Silence golden to Rose
The Knicks had no music, video or in-game entertainment for the entire first half Sunday, and Rose thought the environment was “weird and “bizarre” but also “great.”
He said he heard fans heckling and other things a player usually can’t hear when the organ is playing and there is other noise.
“You get in arguments pretty quick without no music because you hear everything that everyone’s saying,” Rose said. “The crowd can be kind of harsh sometimes.
“It was a great experience for the players, coaches and the fans because it was kind of bizarre just being in a professional setting and not having anything but the game be the only thing you hear.
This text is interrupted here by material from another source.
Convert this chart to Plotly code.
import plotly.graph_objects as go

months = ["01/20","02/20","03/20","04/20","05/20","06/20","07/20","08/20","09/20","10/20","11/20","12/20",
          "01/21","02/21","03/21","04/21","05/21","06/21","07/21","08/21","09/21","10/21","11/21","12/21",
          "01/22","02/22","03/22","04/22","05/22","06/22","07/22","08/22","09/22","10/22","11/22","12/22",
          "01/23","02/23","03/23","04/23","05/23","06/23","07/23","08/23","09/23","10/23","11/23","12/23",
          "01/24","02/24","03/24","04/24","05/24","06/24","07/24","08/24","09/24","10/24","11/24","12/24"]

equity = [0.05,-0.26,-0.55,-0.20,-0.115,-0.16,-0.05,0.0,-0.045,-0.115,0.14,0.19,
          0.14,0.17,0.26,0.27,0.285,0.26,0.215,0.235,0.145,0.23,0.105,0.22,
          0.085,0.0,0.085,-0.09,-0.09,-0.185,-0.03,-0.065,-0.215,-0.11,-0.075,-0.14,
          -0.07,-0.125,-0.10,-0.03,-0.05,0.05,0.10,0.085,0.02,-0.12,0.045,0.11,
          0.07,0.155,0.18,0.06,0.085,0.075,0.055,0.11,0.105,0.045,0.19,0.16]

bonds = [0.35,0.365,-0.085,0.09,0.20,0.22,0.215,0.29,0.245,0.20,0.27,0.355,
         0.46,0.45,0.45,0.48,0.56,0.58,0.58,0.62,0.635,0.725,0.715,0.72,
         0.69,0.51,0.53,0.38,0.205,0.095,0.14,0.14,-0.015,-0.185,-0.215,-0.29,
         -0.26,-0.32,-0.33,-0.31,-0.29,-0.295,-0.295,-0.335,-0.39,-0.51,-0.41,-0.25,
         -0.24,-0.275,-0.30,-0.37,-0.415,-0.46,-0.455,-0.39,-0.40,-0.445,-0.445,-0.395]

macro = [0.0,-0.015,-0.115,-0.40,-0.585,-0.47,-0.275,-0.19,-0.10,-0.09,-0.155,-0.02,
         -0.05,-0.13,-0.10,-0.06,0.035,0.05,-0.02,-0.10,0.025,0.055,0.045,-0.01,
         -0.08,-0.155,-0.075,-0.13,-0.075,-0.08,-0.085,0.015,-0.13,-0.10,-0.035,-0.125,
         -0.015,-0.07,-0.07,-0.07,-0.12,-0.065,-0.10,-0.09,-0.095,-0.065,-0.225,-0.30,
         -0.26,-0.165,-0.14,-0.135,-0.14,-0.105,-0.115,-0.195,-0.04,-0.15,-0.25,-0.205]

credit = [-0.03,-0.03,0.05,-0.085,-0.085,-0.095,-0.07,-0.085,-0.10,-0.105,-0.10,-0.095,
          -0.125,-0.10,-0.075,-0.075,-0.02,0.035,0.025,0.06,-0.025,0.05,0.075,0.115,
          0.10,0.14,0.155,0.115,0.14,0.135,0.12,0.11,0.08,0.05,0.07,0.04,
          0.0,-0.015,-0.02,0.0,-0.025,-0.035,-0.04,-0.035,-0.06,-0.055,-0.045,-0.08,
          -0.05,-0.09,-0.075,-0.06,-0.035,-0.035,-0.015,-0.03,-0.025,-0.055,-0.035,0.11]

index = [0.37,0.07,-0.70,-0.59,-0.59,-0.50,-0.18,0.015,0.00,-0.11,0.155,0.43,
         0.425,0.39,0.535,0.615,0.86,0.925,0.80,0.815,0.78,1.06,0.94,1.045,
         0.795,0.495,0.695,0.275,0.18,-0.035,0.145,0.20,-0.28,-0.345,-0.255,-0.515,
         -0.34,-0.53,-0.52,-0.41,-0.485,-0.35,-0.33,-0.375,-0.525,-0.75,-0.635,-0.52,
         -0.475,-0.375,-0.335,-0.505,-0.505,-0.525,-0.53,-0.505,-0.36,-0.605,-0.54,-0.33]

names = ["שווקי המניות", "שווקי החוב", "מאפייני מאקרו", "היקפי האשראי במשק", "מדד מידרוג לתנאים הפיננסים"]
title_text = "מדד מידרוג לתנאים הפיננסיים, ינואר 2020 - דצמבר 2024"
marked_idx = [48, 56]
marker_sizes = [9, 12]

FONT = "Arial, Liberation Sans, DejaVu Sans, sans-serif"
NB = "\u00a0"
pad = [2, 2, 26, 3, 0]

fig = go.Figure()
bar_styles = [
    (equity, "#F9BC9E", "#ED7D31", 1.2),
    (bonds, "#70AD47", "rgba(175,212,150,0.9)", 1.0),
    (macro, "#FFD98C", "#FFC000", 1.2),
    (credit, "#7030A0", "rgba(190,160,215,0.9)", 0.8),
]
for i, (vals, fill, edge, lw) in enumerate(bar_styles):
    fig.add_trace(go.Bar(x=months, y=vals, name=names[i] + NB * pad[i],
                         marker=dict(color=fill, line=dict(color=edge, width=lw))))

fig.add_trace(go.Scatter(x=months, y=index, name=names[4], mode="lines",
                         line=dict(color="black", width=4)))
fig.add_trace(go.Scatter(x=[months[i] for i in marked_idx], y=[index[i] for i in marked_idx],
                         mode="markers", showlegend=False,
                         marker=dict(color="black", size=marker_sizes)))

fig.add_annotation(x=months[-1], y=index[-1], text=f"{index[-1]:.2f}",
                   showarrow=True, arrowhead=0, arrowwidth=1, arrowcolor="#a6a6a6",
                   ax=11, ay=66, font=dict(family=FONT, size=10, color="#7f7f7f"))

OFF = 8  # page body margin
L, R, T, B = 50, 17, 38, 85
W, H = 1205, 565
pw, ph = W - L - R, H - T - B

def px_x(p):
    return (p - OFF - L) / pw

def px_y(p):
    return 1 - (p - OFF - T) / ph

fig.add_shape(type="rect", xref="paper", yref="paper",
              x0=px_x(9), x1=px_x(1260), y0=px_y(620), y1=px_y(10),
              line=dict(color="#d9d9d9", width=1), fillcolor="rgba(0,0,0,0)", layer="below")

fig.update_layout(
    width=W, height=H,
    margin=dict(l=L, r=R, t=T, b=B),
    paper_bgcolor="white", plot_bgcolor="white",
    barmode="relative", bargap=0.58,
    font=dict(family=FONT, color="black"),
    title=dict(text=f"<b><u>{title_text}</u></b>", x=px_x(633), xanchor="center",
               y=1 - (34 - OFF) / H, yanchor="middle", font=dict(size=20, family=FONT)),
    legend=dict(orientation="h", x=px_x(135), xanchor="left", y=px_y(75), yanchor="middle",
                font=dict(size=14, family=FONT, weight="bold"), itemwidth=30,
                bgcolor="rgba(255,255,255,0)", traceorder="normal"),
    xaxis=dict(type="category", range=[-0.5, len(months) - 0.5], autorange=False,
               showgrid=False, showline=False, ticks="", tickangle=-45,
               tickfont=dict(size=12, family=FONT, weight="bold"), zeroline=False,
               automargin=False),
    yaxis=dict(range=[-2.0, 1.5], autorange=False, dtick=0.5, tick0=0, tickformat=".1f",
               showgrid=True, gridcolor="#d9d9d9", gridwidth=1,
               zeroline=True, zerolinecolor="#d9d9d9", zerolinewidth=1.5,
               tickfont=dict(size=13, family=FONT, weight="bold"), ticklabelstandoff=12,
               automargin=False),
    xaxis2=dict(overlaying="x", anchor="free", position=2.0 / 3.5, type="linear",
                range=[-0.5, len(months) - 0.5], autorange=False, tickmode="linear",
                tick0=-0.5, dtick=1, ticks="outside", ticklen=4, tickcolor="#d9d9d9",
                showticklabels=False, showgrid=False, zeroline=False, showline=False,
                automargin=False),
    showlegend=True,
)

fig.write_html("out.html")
It was great.”
Warriors forward Draymond Green called it “pathetic” and “disrespectful.” Porzingis didn’t like it and said it was “weird.” Carmelo Anthony called it “different” but wouldn’t expand on that.
In Cleveland, LeBron James told reporters that what the Knicks tried was “a pretty cool idea.”
“They said they were doing it just to get the authentication of the game itself,” James said. “I think that’s a pretty cool idea. Did it work? I don’t know. But the Knicks can do whatever they want. They tried something, so I’m not against that.
“You give fans an opportunity just to hear the sneakers, the ball, the shot, the moans and grunts, the players calling out plays and things of that nature. I’m all about authenticity. But also, we know that music is also part of basketball.”